Sang ibu kemudian menoleh ke arah Chalchiuhtlicue, dan untuk memastikan ia bertanya pada Chalchiuhtlicue, "Ya kan Mbak? Sampe kaget saya!"
Chalchiuhtlicue, seperti sebelumnya, hanya tersenyum dan menggumam, namun kali ini ditambah dengan sedikit anggukan.
"Kuat, gagah," lanjut sang ibu. Sampai sekarang saya tak tahu pasti pernyataan ini dimaksudkan untuk menggambarkan saya atau Patih Gajah Mada.
Barangkali di antara pembaca ada yang bertanya-tanya, apa reaksi saya? Apakah tersipu malu dan menyangkal dengan terbata-bata? Ataukah dengan mantap tertawa dan berterima kasih? Sayangnya, bukan keduanya. Saya bertindak sesuai dengan pengaturan default saya ketika berhadapan dengan orang yang kewarasannya tidak jelas, yaitu hampir sama sekali tidak menanggapinya. Dengan mata malas, saya melirik sang ibu, sedikit mengangkat alis, kemudian kembali menatap pemandangan di balik kaca angkot dengan penuh perhatian.
"Dari mana?" tanya sang ibu, seakan saya teman lamanya yang sudah setengah hari tidak ditemui.
Oh, Cikapundung cukup deras hari ini, pikir saya diam-diam, sambil menunjuk ke arah yang tidak jelas sebagai jawaban bagi pertanyaan sang ibu.
"Mahasiswa ya?" kejar sang ibu.
Alis sedikit menaik, mulut sedikit menganga, kepala sedikit mengangguk. Tanpa kata.
"Oh pasti pinter ya?" lanjut sang ibu, namun dengan nada yang tidak seantusias sebelumnya.
Ah, bagus, sudah malas dia, pikir saya.
"Very clever. Good man," ujar sang ibu.
Mata saya sedikit membelalak, tersentak dengan penggunaan kata clever yang saya rasa tidak terlalu umum ditemukan di jalanan.

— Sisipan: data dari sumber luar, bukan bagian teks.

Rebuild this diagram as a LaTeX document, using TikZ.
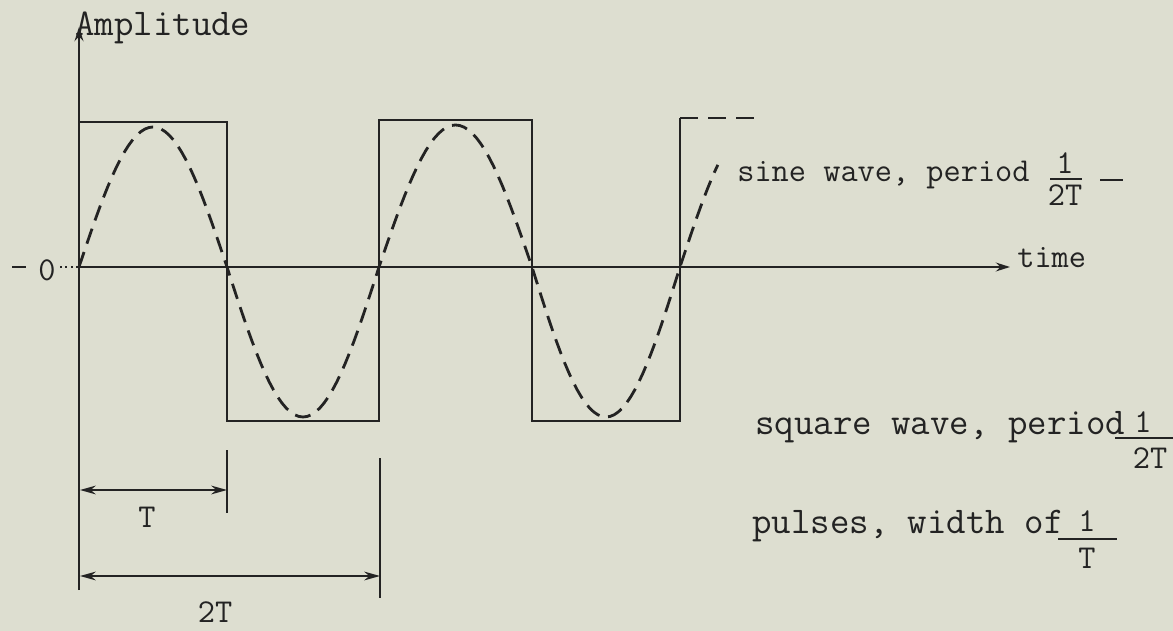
\documentclass[tikz,border=0pt]{standalone}
\usetikzlibrary{arrows.meta}
\definecolor{paper}{RGB}{221,222,208}
\definecolor{ink}{RGB}{35,35,35}
\begin{document}
\begin{tikzpicture}[x=0.02cm,y=-0.02cm,
  inkline/.style={draw=ink,line width=1.5pt},
  wave/.style={draw=ink,line width=1.6pt,dash pattern=on 9pt off 5pt},
  thinline/.style={draw=ink,line width=1.1pt},
  lbl/.style={text=ink,font=\fontsize{21.5}{23}\selectfont\ttfamily,inner sep=0pt},
  smlbl/.style={text=ink,font=\fontsize{19}{21}\selectfont\ttfamily,inner sep=0pt},
  tip/.style={-{Stealth[length=8pt,width=5pt]}},
  dimarrow/.style={{Stealth[length=9pt,width=5pt]}-{Stealth[length=9pt,width=5pt]}},
]
\fill[paper] (0,0) rectangle (1173,631);
\useasboundingbox (0,0) rectangle (1173,631);

% axes
\coordinate (O) at (79,267);
\coordinate (ytop) at (79,27);
\coordinate (ybot) at (79,590);
\coordinate (xend) at (1010,267);
\draw[inkline,tip] (ybot) -- (ytop);
\draw[inkline,tip] (O) -- (xend);
\draw[thinline,dotted] (60,267) -- (O);
\draw[thinline] (12,267) -- (26,267);
\node[smlbl] (zero) at (47,270) {0};
\node[lbl,anchor=base west] (amp) at (75,36) {Amplitude};
\node[smlbl,anchor=base west] (time) at (1017,268) {time};

% square wave
\draw[inkline] (O) -- (79,122) -- (227,122) -- (227,421) -- (379,421) -- (379,120)
  -- (532,120) -- (532,421) -- (680,421) -- (680,118);
\draw[inkline,dash pattern=on 10pt off 6pt] (680,118) -- (760,118);

% sine wave
\draw[wave] (O)
  -- plot[domain=0:180,samples=37] ({79+\x/180*148},{267-140*sin(\x)})
  -- plot[domain=0:180,samples=37] ({227+\x/180*152},{267+150*sin(\x)})
  -- plot[domain=0:180,samples=37] ({379+\x/180*153},{267-142*sin(\x)})
  -- plot[domain=0:180,samples=37] ({532+\x/180*148},{267+150*sin(\x)})
  -- plot[domain=0:46,samples=12] ({680+\x/180*148},{267-142*sin(\x)});

% dimension lines
\coordinate (d1a) at (80,490);
\coordinate (d1b) at (227,490);
\coordinate (d2a) at (80,576);
\coordinate (d2b) at (380,576);
\draw[thinline] (227,450) -- (227,513);
\draw[thinline] (380,458) -- (380,598);
\draw[thinline,dimarrow] (d1a) -- (d1b);
\draw[thinline,dimarrow] (d2a) -- (d2b);
\node[smlbl] (T) at (147,517) {T};
\node[smlbl] (twoT) at (215,612) {2T};

% labels
\node[smlbl,anchor=base west] (sine) at (737,182) {sine wave, period};
\node[smlbl] (s1) at (1065,163) {1};
\draw[thinline] (1050,179) -- (1082,179);
\node[smlbl] (s2) at (1065,195) {2T};
\draw[thinline] (1100,180) -- (1123,180);

\node[lbl,anchor=base west] (square) at (755,435) {square wave, period};
\node[smlbl] (q1) at (1143,422) {1};
\draw[thinline] (1115,438) -- (1173,438);
\node[smlbl] (q2) at (1150,458) {2T};

\node[lbl,anchor=base west] (pulses) at (752,533) {pulses, width of};
\node[smlbl] (p1) at (1087,521) {1};
\draw[thinline] (1058,539) -- (1117,539);
\node[smlbl] (p2) at (1087,558) {T};
\end{tikzpicture}
\end{document}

Setelah itu saya, Chalchiuhtlicue, dan sang ibu tidak berkata-kata lagi, selain sedikit gumaman tidak jelas dari sang ibu. Setelah selang beberapa lama, sang ibu berseru "Kiri," mantera yang memiliki efek menghentikan angkot yang sedang dinaiki, walaupun tingkat akurasi mantera ini berbeda-beda untuk tiap angkot. Setelah sang ibu turun dan angkot berjalan tidak seberapa jauh, Chalchiuhtlicue turut merapal mantera yang sama dan juga pergi meninggalkan angkot.

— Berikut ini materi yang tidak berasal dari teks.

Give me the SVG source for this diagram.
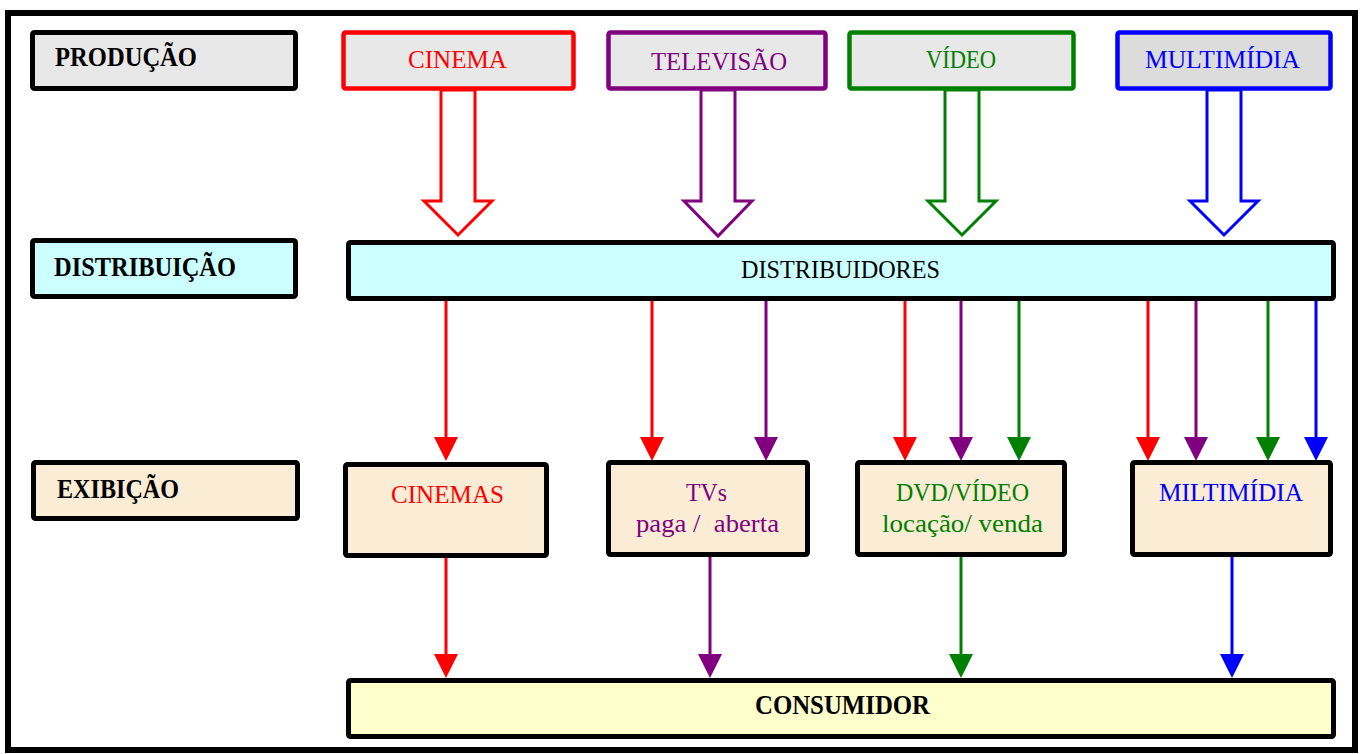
<svg xmlns="http://www.w3.org/2000/svg" width="1362" height="754" viewBox="0 0 1362 754">
<style>
.box{stroke:#000;stroke-width:5}
.lab{fill:#e8e8e8}
.cy{fill:#ccffff}
.bg{fill:#fbecd5}
.ye{fill:#ffffcc}
.cbox{stroke-width:4.5}
text{font-family:"Liberation Serif","Times New Roman",serif;font-size:25px;white-space:pre}
.b{font-weight:bold;font-size:27px}
.hol{fill:#fff;stroke-width:3;stroke-linejoin:miter}
.ln{stroke-width:3;fill:none}
</style>
<defs>
<marker id="mr" markerUnits="userSpaceOnUse" markerWidth="24" markerHeight="24" refX="13" refY="12" orient="auto"><path d="M0,0 L24,12 L0,24 z" fill="#ff0000"/></marker>
<marker id="mp" markerUnits="userSpaceOnUse" markerWidth="24" markerHeight="24" refX="13" refY="12" orient="auto"><path d="M0,0 L24,12 L0,24 z" fill="#800080"/></marker>
<marker id="mg" markerUnits="userSpaceOnUse" markerWidth="24" markerHeight="24" refX="13" refY="12" orient="auto"><path d="M0,0 L24,12 L0,24 z" fill="#008000"/></marker>
<marker id="mb" markerUnits="userSpaceOnUse" markerWidth="24" markerHeight="24" refX="13" refY="12" orient="auto"><path d="M0,0 L24,12 L0,24 z" fill="#0000ff"/></marker>
</defs>
<rect x="0" y="0" width="1362" height="754" fill="#fff"/>
<rect x="8" y="13" width="1347" height="737" fill="#fff" stroke="#000" stroke-width="6"/>

<g id="connectors">
<polygon class="hol" stroke="#ff0000" points="441,90 475,90 475,201 492,201 458,235 424,201 441,201"/>
<polygon class="hol" stroke="#800080" points="701,90 735,90 735,201 752,201 718,236 684,201 701,201"/>
<polygon class="hol" stroke="#008000" points="945,90 979,90 979,201 996,201 962,235 928,201 945,201"/>
<polygon class="hol" stroke="#0000ff" points="1207,90 1241,90 1241,201 1258,201 1224,235 1190,201 1207,201"/>

<line class="ln" stroke="#ff0000" x1="446" y1="300" x2="446" y2="450" marker-end="url(#mr)"/>
<line class="ln" stroke="#ff0000" x1="652" y1="300" x2="652" y2="450" marker-end="url(#mr)"/>
<line class="ln" stroke="#800080" x1="766" y1="300" x2="766" y2="450" marker-end="url(#mp)"/>
<line class="ln" stroke="#ff0000" x1="905" y1="300" x2="905" y2="450" marker-end="url(#mr)"/>
<line class="ln" stroke="#800080" x1="961" y1="300" x2="961" y2="450" marker-end="url(#mp)"/>
<line class="ln" stroke="#008000" x1="1019" y1="300" x2="1019" y2="450" marker-end="url(#mg)"/>
<line class="ln" stroke="#ff0000" x1="1148" y1="300" x2="1148" y2="450" marker-end="url(#mr)"/>
<line class="ln" stroke="#800080" x1="1196" y1="300" x2="1196" y2="450" marker-end="url(#mp)"/>
<line class="ln" stroke="#008000" x1="1268" y1="300" x2="1268" y2="450" marker-end="url(#mg)"/>
<line class="ln" stroke="#0000ff" x1="1316" y1="300" x2="1316" y2="450" marker-end="url(#mb)"/>

<line class="ln" stroke="#ff0000" x1="446" y1="557" x2="446" y2="667" marker-end="url(#mr)"/>
<line class="ln" stroke="#800080" x1="710" y1="557" x2="710" y2="667" marker-end="url(#mp)"/>
<line class="ln" stroke="#008000" x1="961" y1="557" x2="961" y2="667" marker-end="url(#mg)"/>
<line class="ln" stroke="#0000ff" x1="1232" y1="557" x2="1232" y2="667" marker-end="url(#mb)"/>
</g>

<g id="producao"><rect class="box lab" x="32.5" y="32.5" width="263" height="56" rx="2"/><text class="b" x="55" y="66" textLength="142" lengthAdjust="spacingAndGlyphs">PRODUÇÃO</text></g>
<g id="cinema"><rect class="box lab cbox" x="343.5" y="32.5" width="230" height="56" rx="2" style="stroke:#ff0000"/><text x="408" y="68" fill="#ff0000" textLength="99" lengthAdjust="spacingAndGlyphs">CINEMA</text></g>
<g id="televisao"><rect class="box lab cbox" x="608.5" y="32.5" width="217" height="56" rx="2" style="stroke:#800080"/><text x="651" y="70" fill="#800080" textLength="136" lengthAdjust="spacingAndGlyphs">TELEVISÃO</text></g>
<g id="video"><rect class="box lab cbox" x="849.5" y="32.5" width="224" height="56" rx="2" style="stroke:#008000"/><text x="926" y="68" fill="#008000" textLength="70" lengthAdjust="spacingAndGlyphs">VÍDEO</text></g>
<g id="multimidia"><rect class="box cbox" x="1117.5" y="32.5" width="213" height="56" rx="2" style="stroke:#0000ff;fill:#dcdcdc"/><text x="1145" y="68" fill="#0000ff" textLength="155" lengthAdjust="spacingAndGlyphs">MULTIMÍDIA</text></g>

<g id="distribuicao"><rect class="box cy" x="32.5" y="240.5" width="263" height="56" rx="2"/><text class="b" x="54" y="276" textLength="182" lengthAdjust="spacingAndGlyphs">DISTRIBUIÇÃO</text></g>
<g id="distribuidores"><rect class="box cy" x="348.5" y="242.5" width="985" height="56" rx="2"/><text x="741" y="278" textLength="199" lengthAdjust="spacingAndGlyphs">DISTRIBUIDORES</text></g>

<g id="exibicao"><rect class="box bg" x="33.5" y="462.5" width="264" height="56" rx="2"/><text class="b" x="57" y="498" textLength="122" lengthAdjust="spacingAndGlyphs">EXIBIÇÃO</text></g>
<g id="cinemas"><rect class="box bg" x="345.5" y="464.5" width="201" height="91" rx="2"/><text x="391" y="503" fill="#ff0000" textLength="113" lengthAdjust="spacingAndGlyphs">CINEMAS</text></g>
<g id="tvs"><rect class="box bg" x="608.5" y="462.5" width="199" height="92" rx="2"/><text x="686" y="501" fill="#800080" textLength="41" lengthAdjust="spacingAndGlyphs">TVs</text><text x="636" y="532" fill="#800080" textLength="143" lengthAdjust="spacingAndGlyphs">paga /  aberta</text></g>
<g id="dvd"><rect class="box bg" x="857.5" y="462.5" width="207" height="92" rx="2"/><text x="896" y="501" fill="#008000" textLength="133" lengthAdjust="spacingAndGlyphs">DVD/VÍDEO</text><text x="882" y="532" fill="#008000" textLength="161" lengthAdjust="spacingAndGlyphs">locação/ venda</text></g>
<g id="miltimidia"><rect class="box bg" x="1132.5" y="462.5" width="198" height="92" rx="2"/><text x="1159" y="501" fill="#0000ff" textLength="144" lengthAdjust="spacingAndGlyphs">MILTIMÍDIA</text></g>

<g id="consumidor"><rect class="box ye" x="348.5" y="680.5" width="985" height="56" rx="2"/><text class="b" x="755" y="714" textLength="175" lengthAdjust="spacingAndGlyphs">CONSUMIDOR</text></g>
</svg>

Sampai sekarang saya tidak pernah bertemu dengan sang ibu ataupun Chalchiuhtlicue lagi.
Malamnya, setelah siangnya berbuat hal-hal yang tidak akan saya paparkan di sini, saya berbelanja di sebuah convenience store. Saat bergerak ke kasir, dan menunggu untuk membayar belanjaan saya (sekotak susu dan beberapa bungkus mi instan, terima kasih sudah menanyakan), ada seorang bapak yang terlihat takjub dengan sebotol air yang dijual.

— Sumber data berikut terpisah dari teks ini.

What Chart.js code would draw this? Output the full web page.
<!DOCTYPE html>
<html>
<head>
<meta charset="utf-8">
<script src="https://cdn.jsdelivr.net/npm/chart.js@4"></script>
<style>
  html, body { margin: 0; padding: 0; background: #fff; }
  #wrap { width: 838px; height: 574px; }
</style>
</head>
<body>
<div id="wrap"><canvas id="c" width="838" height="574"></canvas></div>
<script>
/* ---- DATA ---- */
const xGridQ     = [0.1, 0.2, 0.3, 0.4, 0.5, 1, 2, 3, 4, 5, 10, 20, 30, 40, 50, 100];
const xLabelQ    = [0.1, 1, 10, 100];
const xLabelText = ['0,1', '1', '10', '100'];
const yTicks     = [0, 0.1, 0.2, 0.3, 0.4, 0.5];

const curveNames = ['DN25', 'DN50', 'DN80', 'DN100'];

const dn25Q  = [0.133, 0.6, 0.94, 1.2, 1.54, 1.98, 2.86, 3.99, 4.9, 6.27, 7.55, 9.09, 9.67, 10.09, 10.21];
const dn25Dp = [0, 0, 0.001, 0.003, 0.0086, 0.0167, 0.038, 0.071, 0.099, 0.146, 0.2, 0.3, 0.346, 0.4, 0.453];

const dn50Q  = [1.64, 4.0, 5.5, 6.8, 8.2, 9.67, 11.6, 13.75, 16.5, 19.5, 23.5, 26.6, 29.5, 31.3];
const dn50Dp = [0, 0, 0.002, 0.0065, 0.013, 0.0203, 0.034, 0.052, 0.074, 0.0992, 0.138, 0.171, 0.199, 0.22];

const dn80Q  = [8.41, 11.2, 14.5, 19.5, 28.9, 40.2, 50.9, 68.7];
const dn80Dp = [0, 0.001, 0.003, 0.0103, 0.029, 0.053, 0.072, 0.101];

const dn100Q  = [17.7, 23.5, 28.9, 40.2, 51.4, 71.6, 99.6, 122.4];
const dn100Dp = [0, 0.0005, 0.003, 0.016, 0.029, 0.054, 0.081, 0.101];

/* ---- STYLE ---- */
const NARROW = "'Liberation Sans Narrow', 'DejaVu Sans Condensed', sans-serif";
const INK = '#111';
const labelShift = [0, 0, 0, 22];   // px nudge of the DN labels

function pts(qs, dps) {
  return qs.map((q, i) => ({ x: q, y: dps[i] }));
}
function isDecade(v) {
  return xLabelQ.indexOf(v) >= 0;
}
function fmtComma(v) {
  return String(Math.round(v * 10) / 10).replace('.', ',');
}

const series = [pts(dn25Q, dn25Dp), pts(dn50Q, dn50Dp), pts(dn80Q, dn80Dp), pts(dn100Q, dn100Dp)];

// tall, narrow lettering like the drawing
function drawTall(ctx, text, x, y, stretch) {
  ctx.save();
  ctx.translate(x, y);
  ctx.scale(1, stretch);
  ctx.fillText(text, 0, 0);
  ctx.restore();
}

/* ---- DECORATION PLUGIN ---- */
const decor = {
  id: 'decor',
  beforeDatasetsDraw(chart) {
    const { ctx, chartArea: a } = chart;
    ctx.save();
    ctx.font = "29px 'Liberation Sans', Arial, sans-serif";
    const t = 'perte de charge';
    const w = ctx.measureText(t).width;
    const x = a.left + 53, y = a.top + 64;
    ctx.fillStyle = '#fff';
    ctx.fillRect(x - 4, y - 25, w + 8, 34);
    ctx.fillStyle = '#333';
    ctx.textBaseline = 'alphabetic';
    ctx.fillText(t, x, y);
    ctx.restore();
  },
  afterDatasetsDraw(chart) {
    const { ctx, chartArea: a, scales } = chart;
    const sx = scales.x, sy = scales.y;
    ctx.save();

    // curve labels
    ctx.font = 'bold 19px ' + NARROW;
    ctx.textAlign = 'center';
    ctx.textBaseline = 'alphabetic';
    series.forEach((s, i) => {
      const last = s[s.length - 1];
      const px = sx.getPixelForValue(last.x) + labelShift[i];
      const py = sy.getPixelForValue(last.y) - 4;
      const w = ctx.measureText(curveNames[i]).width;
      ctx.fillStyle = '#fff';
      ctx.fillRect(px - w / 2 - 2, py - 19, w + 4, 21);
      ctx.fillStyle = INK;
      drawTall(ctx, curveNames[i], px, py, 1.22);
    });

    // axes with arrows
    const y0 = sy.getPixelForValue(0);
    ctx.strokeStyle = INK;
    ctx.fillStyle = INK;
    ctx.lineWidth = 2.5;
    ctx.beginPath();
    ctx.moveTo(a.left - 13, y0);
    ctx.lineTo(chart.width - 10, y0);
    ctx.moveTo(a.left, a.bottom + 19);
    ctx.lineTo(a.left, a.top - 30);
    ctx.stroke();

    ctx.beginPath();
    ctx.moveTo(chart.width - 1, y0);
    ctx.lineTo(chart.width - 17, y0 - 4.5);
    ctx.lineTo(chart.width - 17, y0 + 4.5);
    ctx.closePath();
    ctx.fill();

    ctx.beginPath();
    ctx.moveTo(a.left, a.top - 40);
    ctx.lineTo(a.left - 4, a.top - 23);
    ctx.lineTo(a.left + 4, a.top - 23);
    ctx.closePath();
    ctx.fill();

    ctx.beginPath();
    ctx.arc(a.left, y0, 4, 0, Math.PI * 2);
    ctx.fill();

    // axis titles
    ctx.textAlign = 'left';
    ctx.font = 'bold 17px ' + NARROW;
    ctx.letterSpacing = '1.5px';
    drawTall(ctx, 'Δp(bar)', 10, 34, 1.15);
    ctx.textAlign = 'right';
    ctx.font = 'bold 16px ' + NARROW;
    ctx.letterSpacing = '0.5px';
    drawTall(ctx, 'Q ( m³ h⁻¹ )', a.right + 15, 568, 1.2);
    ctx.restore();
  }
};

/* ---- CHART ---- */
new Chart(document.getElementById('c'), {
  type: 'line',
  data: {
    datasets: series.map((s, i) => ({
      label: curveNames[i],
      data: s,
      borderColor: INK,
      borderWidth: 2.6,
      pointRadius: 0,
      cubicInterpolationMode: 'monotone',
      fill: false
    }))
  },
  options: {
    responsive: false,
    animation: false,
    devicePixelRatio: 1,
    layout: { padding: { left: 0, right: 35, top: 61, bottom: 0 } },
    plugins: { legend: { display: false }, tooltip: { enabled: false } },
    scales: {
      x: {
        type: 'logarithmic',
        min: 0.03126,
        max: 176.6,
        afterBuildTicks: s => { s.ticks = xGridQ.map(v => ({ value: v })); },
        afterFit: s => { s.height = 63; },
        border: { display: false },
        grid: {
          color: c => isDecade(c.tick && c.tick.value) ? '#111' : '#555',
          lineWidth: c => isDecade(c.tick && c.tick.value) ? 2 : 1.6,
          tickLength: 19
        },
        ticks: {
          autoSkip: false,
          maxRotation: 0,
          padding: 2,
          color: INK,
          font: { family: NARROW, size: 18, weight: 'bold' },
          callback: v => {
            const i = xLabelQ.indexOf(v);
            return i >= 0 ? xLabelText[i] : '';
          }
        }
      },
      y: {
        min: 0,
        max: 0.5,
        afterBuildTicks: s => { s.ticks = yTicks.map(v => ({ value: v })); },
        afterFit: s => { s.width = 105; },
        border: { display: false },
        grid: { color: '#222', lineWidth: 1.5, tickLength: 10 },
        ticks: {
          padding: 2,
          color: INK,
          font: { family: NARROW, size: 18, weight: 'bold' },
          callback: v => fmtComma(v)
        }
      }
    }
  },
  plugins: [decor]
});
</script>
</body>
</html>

"Wah, ini air mineral?" tanya sang bapak kepada kasir.
"Iya, Pak," jawab si kasir.
"Ini harganya berapa?" sang bapak bertanya kembali.
"Dua ribu tiga ratus, Pak," jawab si kasir.
"Dua ribu tiga ratus? Wow!" ujar sang bapak sambil agak tertawa kaget.
Saat itu sang bapak melihat kepada saya dan berucap, "Mineral water? Is that true?"
Saya hanya tersenyum, setengah bingung dan setengah tidak yakin harus menjawab apa.
Untungnya sang bapak hanya tertawa kecil dan melanjutkan, "Is that true? But it's so cheap!"
Mungkin perlu saya sebutkan bahwa bapak ini, jika hanya menilik dari penampilan luar, sepertinya orang Indonesia tulen.
Agar dapat segera menyelesaikan urusan pembayaran, sambil agak tertawa mengikuti perilaku sang bapak, saya berkata pada sang bapak, "Haha, pokoknya air putihlah, Pak."
"Ah, ya, air putih. Hahaha. Tapi karena tulisannya 'Air Mineral,' kita ambil deh."
Lalu malam itu berakhir tanpa peristiwa berarti selain peristiwa di dalam kamar saya yang melibatkan sekumpulan semut dan sebuah puntung rokok.
Bapak itu, seperti sang ibu di angkot dan Chalchiuhtlicue, juga tidak pernah saya lihat lagi semenjak malam itu.
-------
Kenapa saya menulis tentang ini? Kenapa saya bercerita tentang satu hari saat dua orang yang kelihatannya tidak berhubungan berkomunikasi dengan saya dengan bahasa Inggris yang menurut saya cukup baik, cukup jauh di atas rata-rata, di tempat yang tidak disangka? Kenapa saya melakukannya dalam bahasa Indonesia?
Oh, terakhir kali saya menulis dengan bahasa Indonesia, saya masih menggunakan "gw." Entah apa yang saya pikirkan dulu.